The procedure will depend on what exactly you are hacking, what level of protection the system has, how much time and knowledge you have. If you generalize very much, hacking will look like this:
Protect yourself. If you just want to practice, there is a chance to get a rebuff from the one you will hack. You can ask for permission to hack or practice on special virtual machines.
Gather information. To hack something, you need to know what exactly you are hacking: what network you are working on, what protocols and programming languages, what data you want to get.
Test your goal. Check if you can access the system remotely, if, of course, you work remotely.

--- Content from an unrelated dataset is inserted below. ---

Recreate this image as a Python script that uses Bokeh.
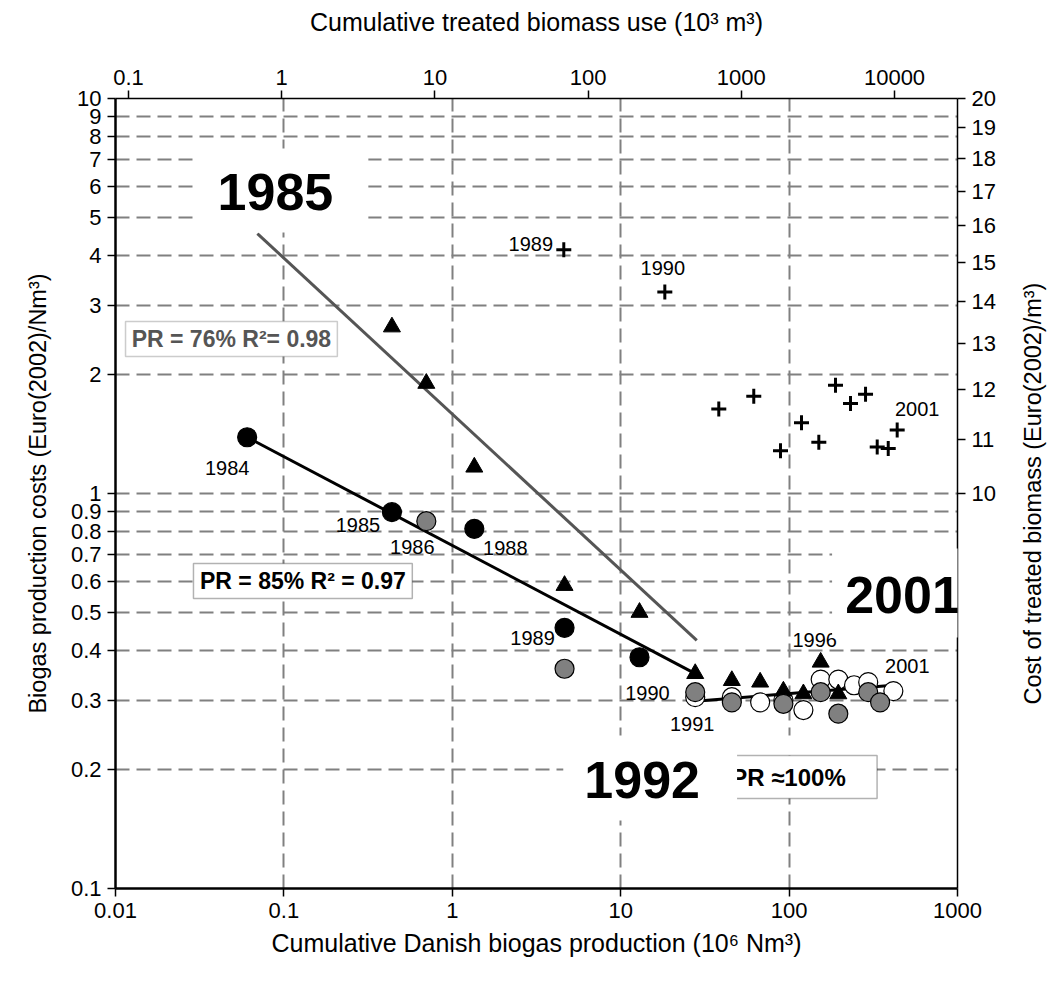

Scan the ports. This is necessary to understand which operating system you will be working with now and which ports are open for access.
Find an open port or another way to access the system. Try different ports. FTP (21) and HTTP (80) are often well protected, so it is recommended to start working with TCP and UDP.
Crack the password. At this stage, you crack the password or another way to identify the user.
Get administrator rights. Access for a regular user is limited. To do something serious with the system, you need administrator or root user rights.
Create a “backdoor”. A “backdoor” or “back door” is a way to get back to the system you hacked. It is needed not to hack everything again, but to immediately get the necessary accesses.
Try to cover your tracks. You need to make sure that the system administrator does not notice you. This will be useful for a “white” hacker if he still wants to return to the system and “break” something before increasing security.